Friday, August 7, 2015

read peep reap: Hon's latest Artists Book.


The Book Arts: Artist’s Books Exhibition”, held at Art on Paper at 44 Stanley in November 2014, provided a perfect opportunity for displaying my most recent work, read peep reap (Figs. 1-13). Consisting of three separate components, read peep reap could be understood as an artist’s book installation that includes a drawing of an iris, a sculptural book and a ‘visual label’.
Fig.1. Eugene Hön, “Iris Troiana”,
detail of read peep reap. 2014. Ballpoint pen drawing
    
Its first component, a drawing (Fig1), is an interpretation of Albrecht Dürer’s Iris Troiana (1508), which is rendered in blue, red and pink ballpoint pen ink and depicts a bruised flower. The iris also makes reference to the 1970s feminism movement as it features in Judy Chicago’s work and is associated with her endeavours to elevate “craft” to the status of “art”.


My ballpoint drawing is set behind glass in a customized frame to accommodate an operational set of blinds, and fades with exposure to direct light: drawing the blinds and exposing the ballpoint rendering thus causes it to fade away, an act suggestive of the death of the handmade and crafts in a digital age. The viewer has the choice to peep though the blinds at the drawing or operate the mechanism to expose the entire work.


The second object, the “Visual Label”, consists of a series of digital prints on acid free paper, folded concertina style as a sequential explication. It includes mind maps and reference material, including photocopies of the watercolour and ink drawing by Dürer.


Towards its end is printed a series of elaborate complex digitally enhanced floral patterns exploring reflection symmetry which Graphic Design staff member, Christa Van Zyl, produced from the drawing.


The final component takes the form and shape of a sculptural book set between two transparent extruded plastic bookends. The spine is handcrafted and bound in dark brown leather. The title “read peep reap” (a Dewey decimal classification number) and my name as the artist/author are embossed and gilded in gold leaf. 

The individual pages are dye-cut into shapes of hundreds of blinds which are strung together with thin cotton ropes, simulating the mechanism of a set of blinds while also emulating the thread used to stich the individual pages together in the craft of bookbinding. The digitally printed and dye-cut pages allude to the codex of a book, a title page, preliminaries, a colophon, frontispiece, dedication and epigraph.
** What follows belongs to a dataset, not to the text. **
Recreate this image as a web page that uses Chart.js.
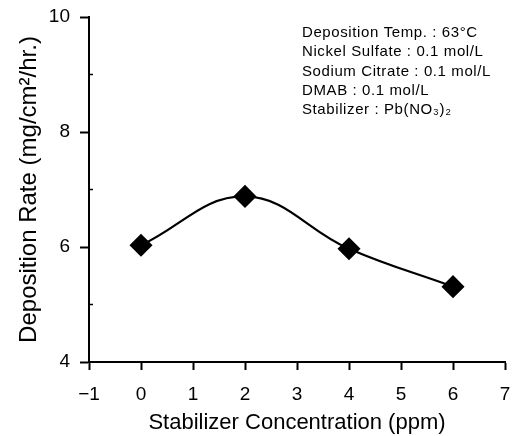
<!DOCTYPE html>
<html>
<head>
<meta charset="utf-8">
<script src="https://cdn.jsdelivr.net/npm/chart.js@4"></script>
<style>
  body { margin: 0; background: #fff; }
  #wrap { width: 512px; height: 436px; }
</style>
</head>
<body>
<div id="wrap"><canvas id="chart" width="512" height="436"></canvas></div>
<script>
// stabilizer concentration (ppm) vs deposition rate
const concentration = [0, 2, 4, 6];
const depositionRate = [6.03, 6.88, 5.97, 5.31];
const xTicks = [-1, 0, 1, 2, 3, 4, 5, 6, 7];
const yTicks = [4, 6, 8, 10];
const yMinorTicks = [5, 7, 9];
const notes = [
  'Deposition Temp. : 63°C',
  'Nickel Sulfate : 0.1 mol/L',
  'Sodium Citrate : 0.1 mol/L',
  'DMAB : 0.1 mol/L',
  'Stabilizer : Pb(NO₃)₂'
];

const font = 'Liberation Sans, Arial, Helvetica, sans-serif';

// short inward ticks on y axis + condition text block
const extras = {
  id: 'extras',
  afterDraw(chart) {
    const ctx = chart.ctx;
    const x = chart.scales.x, y = chart.scales.y;
    ctx.save();
    ctx.strokeStyle = '#000';
    ctx.lineWidth = 1.5;
    yMinorTicks.forEach(v => {
      const py = y.getPixelForValue(v);
      ctx.beginPath();
      ctx.moveTo(x.left, py);
      ctx.lineTo(x.left + 4, py);
      ctx.stroke();
    });
    ctx.fillStyle = '#000';
    ctx.font = '15px ' + font;
    ctx.letterSpacing = '0.6px';
    ctx.textBaseline = 'middle';
    notes.forEach((t, i) => {
      ctx.fillText(t, 302, 33 + i * 19.2);
    });
    ctx.restore();
  }
};

new Chart(document.getElementById('chart'), {
  type: 'line',
  data: {
    datasets: [{
      data: concentration.map((c, i) => ({ x: c, y: depositionRate[i] })),
      borderColor: '#000',
      backgroundColor: '#000',
      borderWidth: 2.2,
      tension: 0.4,
      pointStyle: 'rectRot',
      pointRadius: 10,
      pointHoverRadius: 10
    }]
  },
  options: {
    responsive: false,
    animation: false,
    layout: { autoPadding: false, padding: { left: 0, right: 0, top: 17, bottom: 0 } },
    plugins: { legend: { display: false }, tooltip: { enabled: false } },
    scales: {
      x: {
        type: 'linear',
        min: -1, max: 7,
        afterBuildTicks: s => { s.ticks = xTicks.map(v => ({ value: v })); },
        afterFit: s => { s.height = 74; s.paddingRight = 7; },
        ticks: {
          color: '#000', font: { family: font, size: 19 }, padding: 13,
          callback: v => v < 0 ? '\u2212' + Math.abs(v) : String(v)
        },
        grid: { drawOnChartArea: false, tickLength: 8, tickColor: '#000', tickWidth: 2 },
        border: { color: '#000', width: 2 },
        title: {
          display: true, text: 'Stabilizer Concentration (ppm)', color: '#000',
          font: { family: font, size: 22 }, padding: { top: 3, bottom: 0 }
        }
      },
      y: {
        min: 4, max: 10,
        afterBuildTicks: s => { s.ticks = yTicks.map(v => ({ value: v })); },
        afterFit: s => { s.width = 89; s.paddingTop = 0; },
        ticks: { color: '#000', font: { family: font, size: 19 }, padding: 10 },
        grid: { drawOnChartArea: false, tickLength: 9, tickColor: '#000', tickWidth: 2 },
        border: { color: '#000', width: 2 },
        title: {
          display: true, text: 'Deposition Rate (mg/cm²/hr.)', color: '#000',
          font: { family: font, size: 24 }, padding: { top: 15, bottom: 0 }
        }
      }
    }
  },
  plugins: [extras]
});
</script>
</body>
</html>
In her introduction to Navigating the BookScape: Artists’ books and the Digital Interface, Robyn Sassen (2006) asks: “is the Artist’s book about reading, about looking, about thinking, or about all three?” The title of the installation, read peep reap, prompts the viewer to consider the death of crafts and the handmade in a digital age. 

Celebrating the art of drawing and fine craftsmanship in bookbinding, it pays homage to the ultimate ‘artisan’, Dürer, who was not only a painter, printmaker and engraver but also a mathematician and theorist. 
And, to use the words of Sassen (2006) in regard to artists’ books, it is about my “sense of wonder and exploration in creating an interactive thing that brings the audience as a collaborative participant in the experience of the work”.
Reference
Sassen, Robyn. 2006. Introduction. In Navigating the Bookscape: Artists’ Books and the Digital Interface, edited by David Paton. Online publication.